• [Problem]: Quote from the first line below through the line that contains "const labelSize = 20;", both included, and leave the pictures out.

• [Dataset extract]:
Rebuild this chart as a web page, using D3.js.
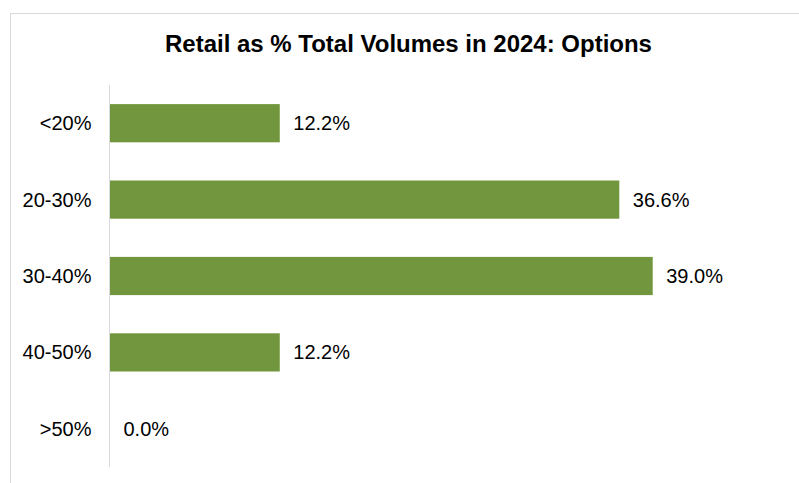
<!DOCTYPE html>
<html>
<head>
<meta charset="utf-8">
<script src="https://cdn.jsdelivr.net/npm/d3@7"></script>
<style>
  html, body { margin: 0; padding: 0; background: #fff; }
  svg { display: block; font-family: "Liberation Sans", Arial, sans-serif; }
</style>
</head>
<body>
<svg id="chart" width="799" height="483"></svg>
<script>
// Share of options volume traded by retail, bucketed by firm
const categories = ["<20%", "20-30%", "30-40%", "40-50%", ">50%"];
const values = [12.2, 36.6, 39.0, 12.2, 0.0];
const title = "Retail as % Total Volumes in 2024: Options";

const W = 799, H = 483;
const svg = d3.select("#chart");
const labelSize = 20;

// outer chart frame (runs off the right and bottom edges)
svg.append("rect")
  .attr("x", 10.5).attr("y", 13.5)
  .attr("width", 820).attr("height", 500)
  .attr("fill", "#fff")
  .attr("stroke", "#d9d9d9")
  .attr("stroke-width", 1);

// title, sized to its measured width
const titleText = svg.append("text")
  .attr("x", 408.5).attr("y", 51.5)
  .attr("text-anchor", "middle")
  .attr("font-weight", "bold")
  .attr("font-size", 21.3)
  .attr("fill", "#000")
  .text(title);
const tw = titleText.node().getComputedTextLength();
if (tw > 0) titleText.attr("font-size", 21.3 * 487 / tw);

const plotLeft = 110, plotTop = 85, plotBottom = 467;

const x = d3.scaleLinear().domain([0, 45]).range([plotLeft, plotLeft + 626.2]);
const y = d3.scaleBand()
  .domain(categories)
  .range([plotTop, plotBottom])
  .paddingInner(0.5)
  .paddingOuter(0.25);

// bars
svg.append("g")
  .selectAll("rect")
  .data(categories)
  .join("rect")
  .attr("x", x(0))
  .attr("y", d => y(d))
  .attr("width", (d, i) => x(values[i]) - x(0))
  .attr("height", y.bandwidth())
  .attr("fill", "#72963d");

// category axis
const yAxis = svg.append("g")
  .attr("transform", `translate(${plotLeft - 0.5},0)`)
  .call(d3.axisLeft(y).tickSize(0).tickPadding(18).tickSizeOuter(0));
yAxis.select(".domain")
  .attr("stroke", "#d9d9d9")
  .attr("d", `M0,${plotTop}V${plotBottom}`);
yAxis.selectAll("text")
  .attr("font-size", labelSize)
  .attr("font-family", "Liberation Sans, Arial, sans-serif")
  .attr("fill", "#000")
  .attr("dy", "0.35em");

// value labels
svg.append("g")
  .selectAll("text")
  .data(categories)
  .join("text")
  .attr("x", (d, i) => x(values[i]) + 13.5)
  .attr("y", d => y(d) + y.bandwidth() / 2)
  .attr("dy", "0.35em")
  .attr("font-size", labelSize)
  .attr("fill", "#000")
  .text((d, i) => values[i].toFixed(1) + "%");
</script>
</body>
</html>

• [Output]:
Rebuild this chart as a web page, using D3.js.
<!DOCTYPE html>
<html>
<head>
<meta charset="utf-8">
<script src="https://cdn.jsdelivr.net/npm/d3@7"></script>
<style>
  html, body { margin: 0; padding: 0; background: #fff; }
  svg { display: block; font-family: "Liberation Sans", Arial, sans-serif; }
</style>
</head>
<body>
<svg id="chart" width="799" height="483"></svg>
<script>
// Share of options volume traded by retail, bucketed by firm
const categories = ["<20%", "20-30%", "30-40%", "40-50%", ">50%"];
const values = [12.2, 36.6, 39.0, 12.2, 0.0];
const title = "Retail as % Total Volumes in 2024: Options";

const W = 799, H = 483;
const svg = d3.select("#chart");
const labelSize = 20;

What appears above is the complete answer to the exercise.